Criticada, Venezuela justifica saída do sistema interamericano de direitos humanos

Presidente Hugo Chávez quer sistema 'mais sério e comprometido'

São Paulo – A Organização de Estados Americanos (OEA) lamentou hoje (12) a decisão do governo venezuelano de retirar oficialmente o país da Convenção Interamericana de Direitos Humanos (CIDH). As críticas do grupo foram secundadas por manifestações desfavoráveis de organizações não governamentais que lutam pelo respeito aos direitos humanos na região, enquanto o presidente Hugo Chávez reafirmou a resolução e pediu um sistema de direitos humanos mais sério e comprometido.

“É preocupante para a CIDH que as violações aos direitos humanos que possam ocorrer na Venezuela não mais poderão ser conhecidas pela Corte Interamericana”, expressou o organismo regional, lembrando que a saída definitiva apenas se efetivará no prazo de um ano – ou seja, em setembro de 2013. Até lá, as instâncias supranacionais continuarão exercendo sua jurisprudência sobre o país. “Caso o Estado venezuelano conduza o processo de desligamento até o fim os cidadãos da Venezuela perderão uma instância de proteção de seus direitos, ficarão mais vulneráveis aos abusos e terão menos recursos disponíveis para se defender.”

A CIDH lamentou ainda que a decisão da Venezuela venha a enfraquecer o Sistema Interamericano de Direitos Humanos, o que contraria as resoluções firmadas pelos países membros na última reunião de cúpula da OEA, realizada em Cochabamba, na Bolívia.

Na ocasião, a CIDH já havia recebido críticas contundentes não apenas dos venezuelanos, mas também dos países que formam a Aliança Bolivariana para os Povos de Nossa América (Alba), representados então pelo presidente do Equador, Rafael Correa. Parte dos líderes regionais acredita que o Sistema Interamericano é fortemente politizado e o denunciam por supostamente perseguir os governos que se opõem às orientações de Washington.

Independência

A OEA, a CIDH e algumas ongs dedicadas à observância dos direitos humanos na América Latina discordam dessa tese e reafirmam sua independência. “Um fato primordial é que os membros da comissão são todos especialistas, e não representantes dos Estados”, define Juana Kweitel, diretora de programa das Conectas, ong sediada no Brasil. “Estão lá devido a seu conhecimento e compromisso com os direitos humanos, e têm independência para tomar decisões.” Por isso, Juana Kweitel avalia que alguns governos sentem-se ameaçados pelas análises e recomendações da CIDH – sobretudo quando tais decisões contrariam seus interesses políticos ou econômicos.
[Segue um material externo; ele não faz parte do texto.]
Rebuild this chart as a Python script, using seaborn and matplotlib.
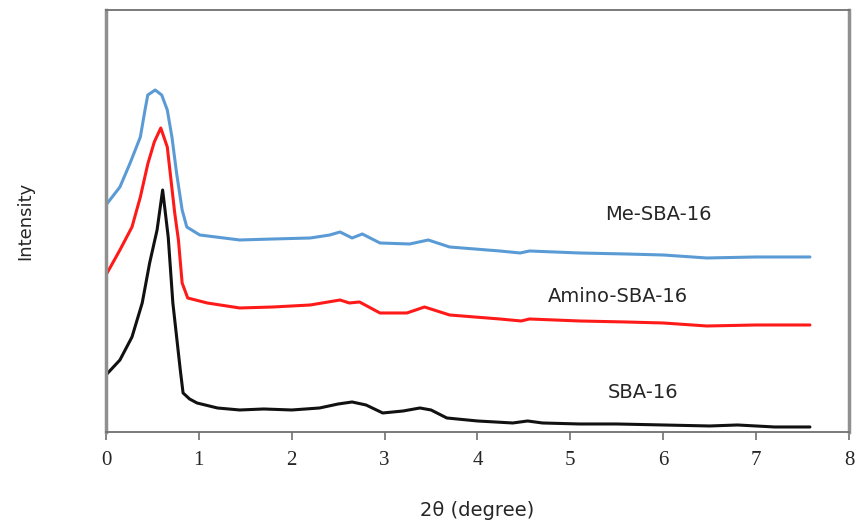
import pandas as pd
import seaborn as sns
import matplotlib.pyplot as plt

# 2theta (degree) and intensity (a.u.)
sba_x = [0.0, 0.15, 0.28, 0.39, 0.47, 0.55, 0.61, 0.67, 0.72, 0.80, 0.83, 0.90, 0.98, 1.2, 1.44, 1.7, 2.0, 2.3, 2.5, 2.65, 2.8, 2.98, 3.2, 3.38, 3.5, 3.67, 4.0, 4.38, 4.54, 4.7, 5.1, 5.5, 6.0, 6.5, 6.8, 7.2, 7.58]
sba_y = [57, 72, 95, 129, 169, 202, 242, 195, 129, 62, 39, 33, 29, 24, 22, 23, 22, 24, 28, 30, 27, 19, 21, 24, 22, 14, 11, 9, 11, 9, 8, 8, 7, 6, 7, 5, 5]

amino_x = [0.0, 0.15, 0.28, 0.37, 0.45, 0.52, 0.59, 0.66, 0.74, 0.78, 0.82, 0.88, 1.09, 1.44, 1.8, 2.2, 2.52, 2.62, 2.73, 2.95, 3.24, 3.43, 3.7, 4.24, 4.47, 4.56, 5.1, 5.6, 6.0, 6.47, 7.0, 7.58]
amino_y = [157, 182, 205, 235, 268, 290, 304, 285, 219, 192, 149, 134, 129, 124, 125, 127, 132, 129, 130, 119, 119, 125, 117, 113, 111, 113, 111, 110, 109, 106, 107, 107]

me_x = [0.0, 0.15, 0.26, 0.37, 0.42, 0.45, 0.53, 0.60, 0.66, 0.71, 0.76, 0.82, 0.87, 1.01, 1.44, 1.8, 2.2, 2.41, 2.52, 2.65, 2.76, 2.95, 3.27, 3.47, 3.7, 4.24, 4.46, 4.56, 5.1, 5.6, 6.0, 6.47, 7.0, 7.58]
me_y = [227, 245, 269, 295, 322, 337, 342, 337, 322, 295, 259, 222, 205, 197, 192, 193, 194, 197, 200, 194, 198, 189, 188, 192, 185, 181, 179, 181, 179, 178, 177, 174, 175, 175]

series_names = ["SBA-16", "Amino-SBA-16", "Me-SBA-16"]
series_colors = ["#111111", "#ff1a1a", "#5b9bd5"]

frames = []
for name, xs, ys in zip(series_names, [sba_x, amino_x, me_x], [sba_y, amino_y, me_y]):
    frames.append(pd.DataFrame({"two_theta": xs, "intensity": ys, "sample": name}))
df = pd.concat(frames, ignore_index=True)

sns.set_style("white")
plt.rcParams['font.family'] = ['DejaVu Sans']

fig = plt.figure(figsize=(8.61, 5.29), dpi=100)
ax = fig.add_axes([0.1231, 0.1834, 0.8629, 0.7977])

sns.lineplot(data=df, x="two_theta", y="intensity", hue="sample",
             palette=dict(zip(series_names, series_colors)),
             linewidth=2.2, legend=False, ax=ax, sort=False)
for line in ax.get_lines():
    line.set_solid_joinstyle('round')

ax.set_xlim(0, 8)
ax.set_ylim(0, 422)
ax.set_xticks(range(0, 9))
ax.set_xticklabels([str(i) for i in range(0, 9)], family='Liberation Serif', fontsize=15)
ax.set_yticks([])
ax.tick_params(axis='x', direction='out', length=6, width=1.2, color='#707070', pad=8, bottom=True)

for side in ['top', 'bottom']:
    ax.spines[side].set_color('#707070')
    ax.spines[side].set_linewidth(1.3)
for side in ['left', 'right']:
    ax.spines[side].set_color('#909090')
    ax.spines[side].set_linewidth(2.5)

ax.set_xlabel("2θ (degree)", fontsize=14, labelpad=22)
ax.set_ylabel("Intensity", fontsize=13, labelpad=52)

# curve labels
ax.text(5.95, 217, "Me-SBA-16", fontsize=14, ha='center', va='center')
ax.text(5.51, 135, "Amino-SBA-16", fontsize=14, ha='center', va='center')
ax.text(5.78, 39, "SBA-16", fontsize=14, ha='center', va='center')

fig.savefig("out.png", dpi=100)
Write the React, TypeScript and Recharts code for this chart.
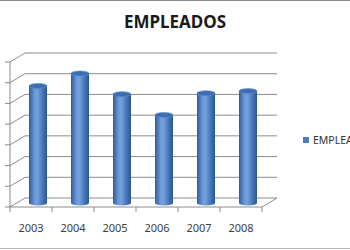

No entanto, os números mostram, no caso venezuelano, que o presidente Hugo Chávez tem suas razões para bater de frente com a CIDH. Desde sua chegada ao poder, em 1999, a comissão multiplicou as decisões e relatórios desfavoráveis à Venezuela, em proporções amplamente superiores ao resto da América Latina: entre 1959, quando foi criada, até a eleição do atual presidente, a CIDH emitira apenas cinco decisões denunciando violações aos direitos humanos na Venezuela. Em contrapartida, entre 2000 e 2012, durante o governo de Hugo Chávez, Caracas foi condenada 36 vezes. No espaço de 12 anos, a Comissão condenou a Venezuela sete vezes mais do que durante os 40 anos anteriores.

Em 2002, a CIDH  também havia reconhecido o governo de Pedro Carmona, que fora empossado depois de um golpe de Estado empresarial-militar que sequestrou, prendeu e deixou Chávez por cerca de 48 horas fora do poder, enquanto os meios de comunicação privados alardeavam que o presidente havia renunciado. “Tomara nós tenhamos em algum momento uma comissão séria e que possamos lutar com outros governos pelos direitos humanos”, disse o mandatário, justificando que tem bastantes argumentos para respaldar a postura do país. “Nossa decisão foi baseada em nossos princípios éticos e em nossa conduta moral.”